Directions for this task: Reproduce all the lines exactly as they stand, apart from the pictures.
★ ★ ★ ★ ★ ★ ★
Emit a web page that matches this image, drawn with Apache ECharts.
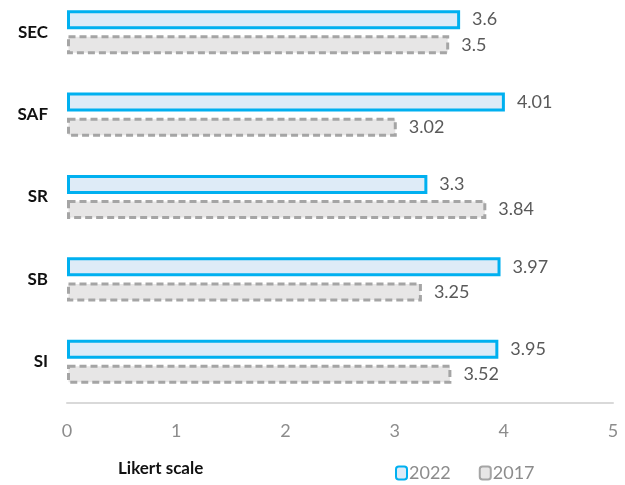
<!DOCTYPE html>
<html>
<head>
<meta charset="utf-8">
<script src="https://cdn.jsdelivr.net/npm/echarts@6/dist/echarts.min.js"></script>
<style>
  html, body { margin: 0; padding: 0; background: #fff; }
  #chart { width: 625px; height: 485px; }
</style>
</head>
<body>
<div id="chart"></div>
<script>
// Survey dimensions, top to bottom
const categories = ['SEC', 'SAF', 'SR', 'SB', 'SI'];
const series2022 = [3.6, 4.01, 3.3, 3.97, 3.95];
const series2017 = [3.5, 3.02, 3.84, 3.25, 3.52];
const xTicks = [0, 1, 2, 3, 4, 5];

const chart = echarts.init(document.getElementById('chart'), null, { renderer: 'canvas' });
const font = 'Lato, "Open Sans", sans-serif';

chart.setOption({
  animation: false,
  grid: {
    left: 67, right: 12, top: -9, bottom: 82,
    containLabel: false,
    outerBoundsMode: 'none'
  },
  xAxis: {
    type: 'value',
    min: xTicks[0],
    max: xTicks[xTicks.length - 1],
    interval: 1,
    axisLine: { show: true, lineStyle: { color: '#d9d9d9', width: 2 } },
    axisTick: { show: false },
    splitLine: { show: false },
    axisLabel: { color: '#8c8c8c', fontSize: 18, fontFamily: font, margin: 19 }
  },
  yAxis: {
    type: 'category',
    inverse: true,
    data: categories,
    axisLine: { show: false },
    axisTick: { show: false },
    axisLabel: { color: '#111', fontSize: 17, fontWeight: 'bold', fontFamily: font, margin: 19 }
  },
  legend: {
    data: ['2022', '2017'],
    left: 390,
    top: 459,
    itemWidth: 11,
    itemHeight: 13,
    itemGap: 28,
    textStyle: { color: '#8c8c8c', fontSize: 18, fontFamily: font, padding: [0, 0, 0, -3] }
  },
  graphic: [{
    type: 'text',
    left: 118,
    top: 460,
    style: { text: 'Likert scale', fill: '#111', font: 'bold 17px ' + font }
  }],
  series: [
    {
      name: '2022',
      type: 'bar',
      data: series2022,
      barWidth: 19,
      barGap: '32%',
      itemStyle: { color: '#deebf7', borderColor: '#00b0f0', borderWidth: 3 },
      label: { show: true, position: 'right', distance: 12, color: '#595959', fontSize: 18, fontFamily: font }
    },
    {
      name: '2017',
      type: 'bar',
      data: series2017,
      barWidth: 19,
      itemStyle: { color: '#e7e6e6', borderColor: '#a5a5a5', borderWidth: 3, borderType: [7, 4] },
      label: { show: true, position: 'right', distance: 12, color: '#595959', fontSize: 18, fontFamily: font }
    }
  ]
});
</script>
</body>
</html>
★ ★ ★ ★ ★ ★ ★
The answer:
Emit a web page that matches this image, drawn with Apache ECharts.
<!DOCTYPE html>
<html>
<head>
<meta charset="utf-8">
<script src="https://cdn.jsdelivr.net/npm/echarts@6/dist/echarts.min.js"></script>
<style>
  html, body { margin: 0; padding: 0; background: #fff; }
  #chart { width: 625px; height: 485px; }
</style>
</head>
<body>
<div id="chart"></div>
<script>
// Survey dimensions, top to bottom
const categories = ['SEC', 'SAF', 'SR', 'SB', 'SI'];
const series2022 = [3.6, 4.01, 3.3, 3.97, 3.95];
const series2017 = [3.5, 3.02, 3.84, 3.25, 3.52];
const xTicks = [0, 1, 2, 3, 4, 5];

const chart = echarts.init(document.getElementById('chart'), null, { renderer: 'canvas' });
const font = 'Lato, "Open Sans", sans-serif';

chart.setOption({
  animation: false,
  grid: {
    left: 67, right: 12, top: -9, bottom: 82,
    containLabel: false,
    outerBoundsMode: 'none'
  },
  xAxis: {
    type: 'value',
    min: xTicks[0],
    max: xTicks[xTicks.length - 1],
    interval: 1,
    axisLine: { show: true, lineStyle: { color: '#d9d9d9', width: 2 } },
    axisTick: { show: false },
    splitLine: { show: false },
    axisLabel: { color: '#8c8c8c', fontSize: 18, fontFamily: font, margin: 19 }
  },
  yAxis: {
    type: 'category',
    inverse: true,
    data: categories,
    axisLine: { show: false },
    axisTick: { show: false },
    axisLabel: { color: '#111', fontSize: 17, fontWeight: 'bold', fontFamily: font, margin: 19 }
  },
  legend: {
    data: ['2022', '2017'],
    left: 390,
    top: 459,
    itemWidth: 11,
    itemHeight: 13,
    itemGap: 28,
    textStyle: { color: '#8c8c8c', fontSize: 18, fontFamily: font, padding: [0, 0, 0, -3] }
  },
  graphic: [{
    type: 'text',
    left: 118,
    top: 460,
    style: { text: 'Likert scale', fill: '#111', font: 'bold 17px ' + font }
  }],
  series: [
    {
      name: '2022',
      type: 'bar',
      data: series2022,
      barWidth: 19,
      barGap: '32%',
      itemStyle: { color: '#deebf7', borderColor: '#00b0f0', borderWidth: 3 },
      label: { show: true, position: 'right', distance: 12, color: '#595959', fontSize: 18, fontFamily: font }
    },
    {
      name: '2017',
      type: 'bar',
      data: series2017,
      barWidth: 19,
      itemStyle: { color: '#e7e6e6', borderColor: '#a5a5a5', borderWidth: 3, borderType: [7, 4] },
      label: { show: true, position: 'right', distance: 12, color: '#595959', fontSize: 18, fontFamily: font }
    }
  ]
});
</script>
</body>
</html>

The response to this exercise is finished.